=== DATA ===
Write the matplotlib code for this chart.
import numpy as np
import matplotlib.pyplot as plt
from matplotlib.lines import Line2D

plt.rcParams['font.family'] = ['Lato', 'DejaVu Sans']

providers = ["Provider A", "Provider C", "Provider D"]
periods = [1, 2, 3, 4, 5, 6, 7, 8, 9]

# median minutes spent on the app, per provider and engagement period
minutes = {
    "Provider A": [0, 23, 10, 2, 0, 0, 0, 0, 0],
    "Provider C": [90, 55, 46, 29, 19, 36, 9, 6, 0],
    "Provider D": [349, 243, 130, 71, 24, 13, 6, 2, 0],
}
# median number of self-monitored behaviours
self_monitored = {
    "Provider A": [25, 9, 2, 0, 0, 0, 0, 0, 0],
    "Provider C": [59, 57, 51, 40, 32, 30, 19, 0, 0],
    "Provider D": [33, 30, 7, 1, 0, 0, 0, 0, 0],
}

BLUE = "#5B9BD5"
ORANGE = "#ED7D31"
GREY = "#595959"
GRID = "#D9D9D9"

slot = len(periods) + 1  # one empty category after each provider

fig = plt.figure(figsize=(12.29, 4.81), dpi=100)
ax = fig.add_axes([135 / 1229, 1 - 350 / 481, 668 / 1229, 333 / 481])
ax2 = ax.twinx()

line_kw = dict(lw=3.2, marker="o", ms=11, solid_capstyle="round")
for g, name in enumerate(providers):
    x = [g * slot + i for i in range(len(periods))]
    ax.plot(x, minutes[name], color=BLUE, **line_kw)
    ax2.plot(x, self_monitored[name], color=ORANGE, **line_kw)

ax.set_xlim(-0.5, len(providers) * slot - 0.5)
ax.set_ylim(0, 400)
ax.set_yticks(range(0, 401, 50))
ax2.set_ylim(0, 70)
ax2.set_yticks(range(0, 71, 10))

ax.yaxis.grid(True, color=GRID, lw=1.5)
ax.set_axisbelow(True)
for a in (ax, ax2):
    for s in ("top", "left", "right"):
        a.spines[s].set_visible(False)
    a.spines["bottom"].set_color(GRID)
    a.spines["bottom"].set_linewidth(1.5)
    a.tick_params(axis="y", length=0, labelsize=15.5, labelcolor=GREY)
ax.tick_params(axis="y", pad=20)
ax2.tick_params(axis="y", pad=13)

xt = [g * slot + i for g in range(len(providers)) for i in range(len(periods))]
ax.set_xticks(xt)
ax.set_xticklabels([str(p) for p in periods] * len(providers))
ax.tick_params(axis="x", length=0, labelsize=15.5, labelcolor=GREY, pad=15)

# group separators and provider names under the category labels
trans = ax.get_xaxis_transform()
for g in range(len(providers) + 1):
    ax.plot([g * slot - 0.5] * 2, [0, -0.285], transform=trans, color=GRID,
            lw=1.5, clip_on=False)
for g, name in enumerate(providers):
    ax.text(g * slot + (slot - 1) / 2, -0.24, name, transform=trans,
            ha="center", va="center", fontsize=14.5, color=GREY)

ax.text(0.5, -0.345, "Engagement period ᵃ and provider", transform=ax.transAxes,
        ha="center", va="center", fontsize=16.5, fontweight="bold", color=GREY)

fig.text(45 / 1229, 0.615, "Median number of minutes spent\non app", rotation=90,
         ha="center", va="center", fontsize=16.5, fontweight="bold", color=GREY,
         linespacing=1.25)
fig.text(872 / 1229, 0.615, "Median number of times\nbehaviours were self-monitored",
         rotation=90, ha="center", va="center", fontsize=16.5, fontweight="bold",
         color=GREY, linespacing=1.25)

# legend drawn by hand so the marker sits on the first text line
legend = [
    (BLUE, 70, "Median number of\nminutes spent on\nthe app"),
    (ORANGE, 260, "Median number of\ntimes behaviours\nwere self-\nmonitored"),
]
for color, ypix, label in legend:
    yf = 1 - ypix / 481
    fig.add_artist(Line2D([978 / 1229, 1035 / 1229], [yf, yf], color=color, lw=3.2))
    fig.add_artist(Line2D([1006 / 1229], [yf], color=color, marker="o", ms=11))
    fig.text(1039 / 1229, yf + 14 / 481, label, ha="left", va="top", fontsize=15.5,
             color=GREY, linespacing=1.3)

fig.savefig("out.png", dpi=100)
===
Repeat the material above in full, quoting it exactly.

_ANSWER TO THIS EXERCISE:_
Write the matplotlib code for this chart.
import numpy as np
import matplotlib.pyplot as plt
from matplotlib.lines import Line2D

plt.rcParams['font.family'] = ['Lato', 'DejaVu Sans']

providers = ["Provider A", "Provider C", "Provider D"]
periods = [1, 2, 3, 4, 5, 6, 7, 8, 9]

# median minutes spent on the app, per provider and engagement period
minutes = {
    "Provider A": [0, 23, 10, 2, 0, 0, 0, 0, 0],
    "Provider C": [90, 55, 46, 29, 19, 36, 9, 6, 0],
    "Provider D": [349, 243, 130, 71, 24, 13, 6, 2, 0],
}
# median number of self-monitored behaviours
self_monitored = {
    "Provider A": [25, 9, 2, 0, 0, 0, 0, 0, 0],
    "Provider C": [59, 57, 51, 40, 32, 30, 19, 0, 0],
    "Provider D": [33, 30, 7, 1, 0, 0, 0, 0, 0],
}

BLUE = "#5B9BD5"
ORANGE = "#ED7D31"
GREY = "#595959"
GRID = "#D9D9D9"

slot = len(periods) + 1  # one empty category after each provider

fig = plt.figure(figsize=(12.29, 4.81), dpi=100)
ax = fig.add_axes([135 / 1229, 1 - 350 / 481, 668 / 1229, 333 / 481])
ax2 = ax.twinx()

line_kw = dict(lw=3.2, marker="o", ms=11, solid_capstyle="round")
for g, name in enumerate(providers):
    x = [g * slot + i for i in range(len(periods))]
    ax.plot(x, minutes[name], color=BLUE, **line_kw)
    ax2.plot(x, self_monitored[name], color=ORANGE, **line_kw)

ax.set_xlim(-0.5, len(providers) * slot - 0.5)
ax.set_ylim(0, 400)
ax.set_yticks(range(0, 401, 50))
ax2.set_ylim(0, 70)
ax2.set_yticks(range(0, 71, 10))

ax.yaxis.grid(True, color=GRID, lw=1.5)
ax.set_axisbelow(True)
for a in (ax, ax2):
    for s in ("top", "left", "right"):
        a.spines[s].set_visible(False)
    a.spines["bottom"].set_color(GRID)
    a.spines["bottom"].set_linewidth(1.5)
    a.tick_params(axis="y", length=0, labelsize=15.5, labelcolor=GREY)
ax.tick_params(axis="y", pad=20)
ax2.tick_params(axis="y", pad=13)

xt = [g * slot + i for g in range(len(providers)) for i in range(len(periods))]
ax.set_xticks(xt)
ax.set_xticklabels([str(p) for p in periods] * len(providers))
ax.tick_params(axis="x", length=0, labelsize=15.5, labelcolor=GREY, pad=15)

# group separators and provider names under the category labels
trans = ax.get_xaxis_transform()
for g in range(len(providers) + 1):
    ax.plot([g * slot - 0.5] * 2, [0, -0.285], transform=trans, color=GRID,
            lw=1.5, clip_on=False)
for g, name in enumerate(providers):
    ax.text(g * slot + (slot - 1) / 2, -0.24, name, transform=trans,
            ha="center", va="center", fontsize=14.5, color=GREY)

ax.text(0.5, -0.345, "Engagement period ᵃ and provider", transform=ax.transAxes,
        ha="center", va="center", fontsize=16.5, fontweight="bold", color=GREY)

fig.text(45 / 1229, 0.615, "Median number of minutes spent\non app", rotation=90,
         ha="center", va="center", fontsize=16.5, fontweight="bold", color=GREY,
         linespacing=1.25)
fig.text(872 / 1229, 0.615, "Median number of times\nbehaviours were self-monitored",
         rotation=90, ha="center", va="center", fontsize=16.5, fontweight="bold",
         color=GREY, linespacing=1.25)

# legend drawn by hand so the marker sits on the first text line
legend = [
    (BLUE, 70, "Median number of\nminutes spent on\nthe app"),
    (ORANGE, 260, "Median number of\ntimes behaviours\nwere self-\nmonitored"),
]
for color, ypix, label in legend:
    yf = 1 - ypix / 481
    fig.add_artist(Line2D([978 / 1229, 1035 / 1229], [yf, yf], color=color, lw=3.2))
    fig.add_artist(Line2D([1006 / 1229], [yf], color=color, marker="o", ms=11))
    fig.text(1039 / 1229, yf + 14 / 481, label, ha="left", va="top", fontsize=15.5,
             color=GREY, linespacing=1.3)

fig.savefig("out.png", dpi=100)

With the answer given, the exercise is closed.